We already know that clean energy solutions, including wind and solar, are key to eliminating the carbon pollution that causes climate change. While these newer energy sources provide huge benefits in the form of a promising emerging industry and a cleaner environment for birds and people, they also present a unique set of challenges for our outdated energy infrastructure.

As renewables make up a larger share of our electricity, handling daily fluctuations in demand for electricity becomes more difficult. Traditionally, power systems rely on ‘peaker plants’ to meet greatest demand, which command a higher price from consumers. Newer, renewable sources cannot be turned on and off at will, so developing better systems for capturing energy when it’s generated and deploying it as needed will provide electricity more efficiently and reliably, and at a lower cost for consumers. This would allow for plenty of energy from clean, renewable sources that protect our environment and birds to be available regardless of the weather. Power generated by solar panels could be stored so it can be used even when it’s cloudy. Wind-generated energy could be banked to be used even on calm days.

We know the technology exists to make these systems a reality.
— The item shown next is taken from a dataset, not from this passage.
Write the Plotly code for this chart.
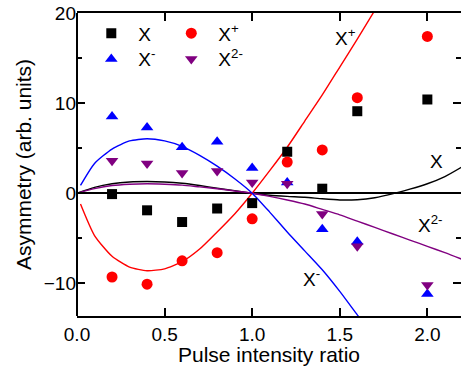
import plotly.graph_objects as go

# Measured asymmetry at each pulse intensity ratio
ratio = [0.2, 0.4, 0.6, 0.8, 1.0, 1.2, 1.4, 1.6, 2.0]
asym_x = [-0.1, -1.9, -3.2, -1.7, -1.1, 4.6, 0.5, 9.1, 10.4]
asym_xp = [-9.3, -10.1, -7.5, -6.6, -2.85, 3.45, 4.8, 10.6, 17.4]
asym_xm = [8.5, 7.3, 5.1, 5.7, 2.8, 1.2, -4.0, -5.4, -11.2]
asym_x2m = [3.6, 3.3, 2.25, 2.45, 1.2, 1.05, -2.3, -5.9, -10.2]

# Model curves
fit_x_ratio = [0.0, 0.1, 0.2, 0.3, 0.4, 0.5, 0.6, 0.7, 0.8, 0.9, 1.0, 1.1, 1.2,
               1.3, 1.4, 1.5, 1.6, 1.7, 1.8, 1.9, 2.0, 2.1, 2.2]
fit_x = [0.0, 0.65, 1.05, 1.25, 1.3, 1.25, 1.1, 0.85, 0.55, 0.28, 0.0, -0.22, -0.35,
         -0.45, -0.62, -0.75, -0.72, -0.5, -0.08, 0.45, 1.05, 1.85, 2.95]
fit_x2m = [0.0, 0.5, 0.85, 1.0, 1.05, 1.0, 0.9, 0.7, 0.5, 0.25, 0.0, -0.35, -0.75,
           -1.2, -1.8, -2.4, -3.1, -3.8, -4.5, -5.2, -5.9, -6.6, -7.35]

fit_xp_ratio = [0.02, 0.1, 0.2, 0.3, 0.4, 0.5, 0.6, 0.7, 0.8, 0.9, 1.0, 1.1, 1.2,
                1.3, 1.4, 1.5, 1.6, 1.7]
fit_xp = [-1.2, -4.7, -7.0, -8.2, -8.6, -8.4, -7.6, -6.2, -4.3, -2.3, 0.0, 2.5, 5.1,
          8.0, 10.9, 14.0, 17.1, 20.3]

fit_xm_ratio = [0.02, 0.1, 0.2, 0.3, 0.4, 0.5, 0.6, 0.7, 0.8, 0.9, 1.0, 1.1, 1.2,
                1.3, 1.4, 1.5, 1.6, 1.62]
fit_xm = [0.86, 3.3, 4.9, 5.8, 6.05, 5.8, 5.2, 4.2, 3.0, 1.6, 0.0, -2.1, -4.3,
          -6.4, -8.5, -10.9, -13.5, -14.0]

FONT = "Liberation Sans, Arial, sans-serif"
BLACK, RED, BLUE, PURPLE = "#000000", "#ff0000", "#0000ff", "#800080"

fig = go.Figure()

# fitted curves
for xs, ys, c in [(fit_x_ratio, fit_x, BLACK), (fit_x_ratio, fit_x2m, PURPLE),
                  (fit_xp_ratio, fit_xp, RED), (fit_xm_ratio, fit_xm, BLUE)]:
    fig.add_trace(go.Scatter(x=xs, y=ys, mode="lines", showlegend=False,
                             line=dict(color=c, width=1.4, shape="spline", smoothing=0.6)))

# measured points
fig.add_trace(go.Scatter(x=ratio, y=asym_x, mode="markers", name="X", legend="legend",
                         marker=dict(symbol="square", size=10, color=BLACK)))
fig.add_trace(go.Scatter(x=ratio, y=asym_xp, mode="markers", name="X<sup>+</sup>", legend="legend",
                         marker=dict(symbol="circle", size=11, color=RED)))
fig.add_trace(go.Scatter(x=ratio, y=asym_xm, mode="markers", name="X<sup>-</sup>", legend="legend2",
                         marker=dict(symbol="triangle-up", size=11, color=BLUE)))
fig.add_trace(go.Scatter(x=ratio, y=asym_x2m, mode="markers", name="X<sup>2-</sup>", legend="legend2",
                         marker=dict(symbol="triangle-down", size=11, color=PURPLE)))

labels = [(1.462, 17.3, "X<sup>+</sup>"), (2.006, 3.5, "X"),
          (1.937, -3.4, "X<sup>2-</sup>"), (1.281, -9.4, "X<sup>-</sup>")]
for lx, ly, t in labels:
    fig.add_annotation(x=lx, y=ly, text=t, showarrow=False, xanchor="left", yanchor="middle",
                       font=dict(family=FONT, size=19, color="black"))

# left axis line (the right side carries ticks only)
fig.add_shape(type="line", xref="paper", yref="paper", x0=0, x1=0, y0=0, y1=1,
              line=dict(color="black", width=2))

legend_style = dict(orientation="h", bgcolor="rgba(0,0,0,0)", borderwidth=0,
                    font=dict(family=FONT, size=19, color="black"),
                    itemwidth=44, entrywidth=21, entrywidthmode="pixels",
                    xanchor="left", yanchor="middle", itemclick=False)

fig.update_layout(
    width=461, height=366,
    margin=dict(l=77, r=0, t=13, b=50),
    paper_bgcolor="white", plot_bgcolor="white",
    font=dict(family=FONT, size=19, color="black"),
    legend=dict(x=0.019, y=0.933, **legend_style),
    legend2=dict(x=0.019, y=0.848, **legend_style),
    xaxis=dict(range=[0, 2.192], dtick=0.5, tick0=0, tickformat=".1f",
               ticks="inside", ticklen=8, tickwidth=1.5, tickcolor="black",
               showline=True, linewidth=2, linecolor="black", mirror="ticks",
               showgrid=False, zeroline=False,
               title=dict(text="Pulse intensity ratio", font=dict(size=21), standoff=8),
               tickfont=dict(size=19)),
    yaxis=dict(range=[-13.63, 20], dtick=10, tick0=0,
               ticks="inside", ticklen=8, tickwidth=1.5, tickcolor="black",
               minor=dict(dtick=5, tick0=0, ticks="inside", ticklen=5, tickwidth=1.5, tickcolor="black"),
               showline=False, mirror="ticks",
               showgrid=False, zeroline=True, zerolinecolor="black", zerolinewidth=2,
               title=dict(text="Asymmetry (arb. units)", font=dict(size=21), standoff=6),
               tickfont=dict(size=19)),
)

fig.write_html("out.html")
What is needed is robust investment. Right now, a slate of bipartisan bills proposed in Congress could go a long way to support energy storage research and development. For instance, the Better Energy Storage Technology (BEST) Act of 2019 would fund five years of research and development of energy storage technology, including setting cost goals for storage. Another bill, the Promoting Grid Storage Act, focuses on developing the systems for deploying that energy into homes and businesses.  

There have already been some successful examples of energy storage improving our grid—and we need to build on those. Several states have policies and regulations focused on energy storage, and markets are moving to keep up. As of 2016, the U.S. had approximately 22 gigawatts of utility-scale storage installed, equivalent to about 2 percent of the total electricity that the US generates. This is a start, but Congressional action to expand research and development is necessary before we can install energy storage systems across the country.
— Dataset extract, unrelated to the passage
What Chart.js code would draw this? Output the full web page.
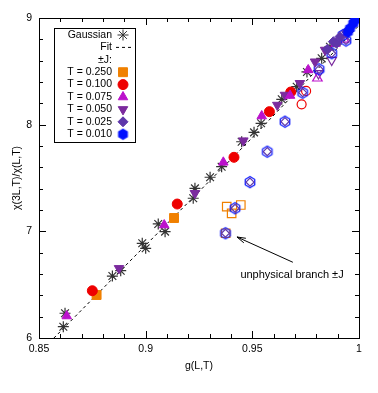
<!DOCTYPE html>
<html><head><meta charset="utf-8">
<script src="https://cdn.jsdelivr.net/npm/chart.js@4/dist/chart.umd.min.js"></script>
<style>html,body{margin:0;padding:0;background:#fff;}canvas{display:block;}</style>
</head><body>
<canvas id="c" width="378" height="393"></canvas>
<script>
// ---------- data ----------
const xTicks = [0.85, 0.9, 0.95, 1];
const xTickLabels = ['0.85', '0.9', '0.95', '1'];
const yTicks = [6, 7, 8, 9];
const yTickLabels = ['6', '7', '8', '9'];
const xMinorTicks = [0.86,0.87,0.88,0.89,0.91,0.92,0.93,0.94,0.96,0.97,0.98,0.99];
const yMinorTicks = [6.2,6.4,6.6,6.8,7.2,7.4,7.6,7.8,8.2,8.4,8.6,8.8];

const fitX = [0.857, 0.90, 0.95, 1.0];
const fitY = [6.0, 6.87, 7.88, 8.93];

const gaussX = [0.8614,0.8622,0.8844,0.8883,0.8984,0.9000,0.9059,0.9091,0.9223,0.9231,0.9302,0.9356,0.9450,0.9508,0.9541,0.9638,0.9708,0.9756,0.9825,0.9864];
const gaussY = [6.106,6.232,6.581,6.631,6.888,6.841,7.069,6.997,7.310,7.403,7.507,7.606,7.840,7.928,8.013,8.238,8.356,8.494,8.622,8.731];

const t250X = [0.8770, 0.9133];
const t250Y = [6.403, 7.125];
const t250pmX = [0.9380, 0.9446, 0.9403, 0.9375];
const t250pmY = [7.231, 7.247, 7.169, 6.982];

const t100X = [0.8750, 0.9148, 0.9414, 0.9580, 0.9680];
const t100Y = [6.443, 7.256, 7.694, 8.122, 8.306];
const t100pmX = [0.9731, 0.9752];
const t100pmY = [8.191, 8.316];

const t075X = [0.8630, 0.9087, 0.9364, 0.9544, 0.9677, 0.9762, 0.9890];
const t075Y = [6.206, 7.059, 7.647, 8.081, 8.273, 8.513, 8.760];
const t075pmX = [0.9805, 0.9930];
const t075pmY = [8.435, 8.800];

const t050X = [0.8875, 0.9231, 0.9458, 0.9617, 0.9653, 0.9723, 0.9794, 0.9841];
const t050Y = [6.653, 7.357, 7.850, 8.184, 8.278, 8.388, 8.590, 8.700];
const t050pmX = [0.9872, 0.9810];
const t050pmY = [8.606, 8.480];

const t025X = [0.9852, 0.9880, 0.9895, 0.9911, 0.9942];
const t025Y = [8.707, 8.778, 8.763, 8.825, 8.872];
const t025pmX = [0.9374, 0.9419, 0.9489, 0.9570, 0.9653, 0.9736, 0.9813, 0.9872, 0.9939];
const t025pmY = [6.982, 7.216, 7.461, 7.747, 8.028, 8.300, 8.519, 8.669, 8.789];

const t010X = [0.9948, 0.9958, 0.9973, 0.9981];
const t010Y = [8.869, 8.903, 8.950, 8.981];
const t010pmX = [0.9374, 0.9419, 0.9489, 0.9570, 0.9653, 0.9736, 0.9813, 0.9872, 0.9926, 0.9939];
const t010pmY = [6.982, 7.216, 7.461, 7.747, 8.028, 8.300, 8.519, 8.669, 8.841, 8.789];

const legendLabels = ['Gaussian', 'Fit', '\u00b1J:', 'T = 0.250', 'T = 0.100', 'T = 0.075', 'T = 0.050', 'T = 0.025', 'T = 0.010'];
const annotationText = 'unphysical branch \u00b1J';

// ---------- helpers ----------
const zip = (xs, ys) => xs.map((x, i) => ({x: x, y: ys[i]}));

function hexCanvas(color, filled, r) {
  const s = Math.ceil(2 * r + 3);
  const c = document.createElement('canvas');
  c.width = s; c.height = s;
  const g = c.getContext('2d');
  g.beginPath();
  for (let k = 0; k < 6; k++) {
    const a = Math.PI / 6 + k * Math.PI / 3;
    const px = s / 2 + r * Math.cos(a), py = s / 2 + r * Math.sin(a);
    if (k === 0) g.moveTo(px, py); else g.lineTo(px, py);
  }
  g.closePath();
  if (filled) { g.fillStyle = color; g.fill(); }
  g.lineWidth = 1.2; g.strokeStyle = color; g.stroke();
  return c;
}

const C_OR = '#f08000', C_RED = '#ee0000', C_MAG = '#bb11cc', C_PUR = '#7b2a9e', C_DIA = '#5e36aa', C_BLUE = '#0010ff';
const hexFilled = hexCanvas(C_BLUE, true, 5);
const hexOpen = hexCanvas(C_BLUE, false, 5.5);

function ds(label, xs, ys, style, color, radius, filled, order, rotation) {
  return {
    label: label, data: zip(xs, ys), pointStyle: style, pointRadius: radius, pointHoverRadius: radius,
    pointRotation: rotation || 0,
    backgroundColor: filled ? color : 'rgba(0,0,0,0)', borderColor: color,
    pointBackgroundColor: filled ? color : 'rgba(0,0,0,0)', pointBorderColor: color,
    pointBorderWidth: filled ? 1 : 1.2, showLine: false, order: order
  };
}

const datasets = [
  {label: 'Fit', type: 'line', data: zip(fitX, fitY), borderColor: '#000', borderWidth: 1, borderDash: [3, 3],
   pointRadius: 0, fill: false, tension: 0.3, order: 20},
  ds('Gaussian', gaussX, gaussY, 'star', '#333', 5.5, false, 15),
  ds('T=0.250 ±J', t250pmX, t250pmY, 'rect', C_OR, 6, false, 12),
  ds('T=0.100 ±J', t100pmX, t100pmY, 'circle', C_RED, 4.5, false, 12),
  ds('T=0.075 ±J', t075pmX, t075pmY, 'triangle', C_MAG, 5.5, false, 12),
  ds('T=0.050 ±J', t050pmX, t050pmY, 'triangle', C_PUR, 5.5, false, 12, 180),
  ds('T=0.010 ±J', t010pmX, t010pmY, hexOpen, C_BLUE, 5, false, 11),
  ds('T=0.025 ±J', t025pmX, t025pmY, 'rectRot', C_DIA, 4, false, 10),
  ds('T=0.250', t250X, t250Y, 'rect', C_OR, 6.3, true, 5),
  ds('T=0.100', t100X, t100Y, 'circle', C_RED, 5, true, 4),
  ds('T=0.075', t075X, t075Y, 'triangle', C_MAG, 5.5, true, 3),
  ds('T=0.050', t050X, t050Y, 'triangle', C_PUR, 5.5, true, 3, 180),
  ds('T=0.025', t025X, t025Y, 'rectRot', C_DIA, 5, true, 2),
  ds('T=0.010', t010X, t010Y, hexFilled, C_BLUE, 5, true, 1)
];

const FONT = 'Liberation Sans, Arial, Helvetica, sans-serif';

const framePlugin = {
  id: 'frame',
  beforeDatasetsDraw(chart) {
    const {ctx, chartArea: a, scales: {x, y}} = chart;
    ctx.save();
    ctx.strokeStyle = '#000'; ctx.lineWidth = 1;
    ctx.strokeRect(Math.round(a.left) + 0.5, Math.round(a.top) + 0.5, Math.round(a.right - a.left), Math.round(a.bottom - a.top));
    ctx.beginPath();
    const tick = (vals, len) => {
      vals.forEach(v => {
        const px = Math.round(x.getPixelForValue(v)) + 0.5;
        ctx.moveTo(px, a.bottom); ctx.lineTo(px, a.bottom - len);
        ctx.moveTo(px, a.top); ctx.lineTo(px, a.top + len);
      });
    };
    const tickY = (vals, len) => {
      vals.forEach(v => {
        const py = Math.round(y.getPixelForValue(v)) + 0.5;
        ctx.moveTo(a.left, py); ctx.lineTo(a.left + len, py);
        ctx.moveTo(a.right, py); ctx.lineTo(a.right - len, py);
      });
    };
    tick(xTicks, 7); tick(xMinorTicks, 4);
    tickY(yTicks, 7); tickY(yMinorTicks, 4);
    ctx.stroke();
    ctx.restore();
  },
  afterDatasetsDraw(chart) {
    const {ctx, scales: {x, y}} = chart;
    ctx.save();
    // legend box
    const bx = 54.5, by = 28.5, bw = 81, bh = 114;
    ctx.fillStyle = '#fff';
    ctx.fillRect(bx, by, bw, bh);
    ctx.strokeStyle = '#000'; ctx.lineWidth = 1;
    ctx.strokeRect(bx, by, bw, bh);
    ctx.font = '10.5px ' + FONT;
    ctx.fillStyle = '#000'; ctx.textAlign = 'right'; ctx.textBaseline = 'middle';
    const mx = 123, tx = 112;
    const rows = legendLabels.map((_, i) => 35 + i * 12.4);
    legendLabels.forEach((t, i) => { ctx.fillStyle = '#000'; ctx.fillText(t, tx, rows[i]); });
    const dp = Chart.helpers.drawPoint;
    const mark = (style, color, r, filled, rot, yy) => {
      ctx.fillStyle = filled ? color : 'rgba(0,0,0,0)';
      ctx.strokeStyle = color; ctx.lineWidth = 1;
      dp(ctx, {pointStyle: style, radius: r, rotation: rot || 0, borderWidth: 1}, mx, yy);
    };
    mark('star', '#333', 5.5, false, 0, rows[0]);
    ctx.beginPath(); ctx.setLineDash([3, 3]); ctx.strokeStyle = '#000';
    ctx.moveTo(116, rows[1]); ctx.lineTo(131, rows[1]); ctx.stroke(); ctx.setLineDash([]);
    mark('rect', C_OR, 6.3, true, 0, rows[3]);
    mark('circle', C_RED, 5, true, 0, rows[4]);
    mark('triangle', C_MAG, 5.5, true, 0, rows[5]);
    mark('triangle', C_PUR, 5.5, true, 180, rows[6]);
    mark('rectRot', C_DIA, 5, true, 0, rows[7]);
    mark(hexFilled, C_BLUE, 5, true, 0, rows[8]);
    // annotation arrow
    const tipX = x.getPixelForValue(0.9428), tipY = y.getPixelForValue(6.947);
    const tailX = x.getPixelForValue(0.9690), tailY = y.getPixelForValue(6.71);
    ctx.strokeStyle = '#000'; ctx.fillStyle = '#000'; ctx.lineWidth = 1;
    ctx.beginPath(); ctx.moveTo(tailX, tailY); ctx.lineTo(tipX, tipY); ctx.stroke();
    const ang = Math.atan2(tipY - tailY, tipX - tailX);
    const hl = 9, hw = 0.28;
    ctx.beginPath();
    ctx.moveTo(tipX - hl * Math.cos(ang - hw), tipY - hl * Math.sin(ang - hw));
    ctx.lineTo(tipX, tipY);
    ctx.lineTo(tipX - hl * Math.cos(ang + hw), tipY - hl * Math.sin(ang + hw));
    ctx.stroke();
    ctx.font = '11px ' + FONT; ctx.textAlign = 'center'; ctx.textBaseline = 'middle';
    ctx.fillText(annotationText, x.getPixelForValue(0.9686), y.getPixelForValue(6.595));
    ctx.restore();
  }
};

new Chart(document.getElementById('c'), {
  type: 'scatter',
  data: {datasets: datasets},
  options: {
    responsive: false, animation: false, devicePixelRatio: 1,
    layout: {padding: {top: 18, right: 19, left: 0, bottom: 0}},
    plugins: {legend: {display: false}, tooltip: {enabled: false}},
    scales: {
      x: {
        type: 'linear', min: 0.85, max: 1,
        afterBuildTicks: s => { s.ticks = xTicks.map(v => ({value: v})); },
        afterFit: s => { s.height = 55; },
        ticks: {autoSkip: false, maxRotation: 0, padding: 5, color: '#000', font: {family: FONT, size: 10.5},
          callback: (v, i) => xTickLabels[i]},
        grid: {display: false, drawTicks: false}, border: {display: false},
        title: {display: true, text: 'g(L,T)', color: '#000', font: {family: FONT, size: 10.5}, padding: {top: 0, bottom: 21}}
      },
      y: {
        type: 'linear', min: 6, max: 9,
        afterBuildTicks: s => { s.ticks = yTicks.map(v => ({value: v})); },
        afterFit: s => { s.width = 39; },
        ticks: {autoSkip: false, padding: 7, color: '#000', font: {family: FONT, size: 10.5},
          callback: (v, i) => yTickLabels[i]},
        grid: {display: false, drawTicks: false}, border: {display: false},
        title: {display: true, text: '\u03c7(3L,T)/\u03c7(L,T)', color: '#000', font: {family: FONT, size: 10.5}, padding: {top: 11, bottom: 0}}
      }
    }
  },
  plugins: [framePlugin]
});
</script>
</body></html>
There is a long history of federal investment catalyzing breakthroughs that improve technology and lower costs. Examples include the 2011 SunShot Initiative, which ensured consumers had access to clean solar energy at a price comparable to traditional sources and was completed three years ahead of schedule. These kinds of achievements are exactly what we need to move to more affordable, reliable clean energy.

As summer comes to an end and Congress gets back to work, they should prioritize energy storage legislation to help build the grid and energy systems of the future. It is imperative for us, and our birds.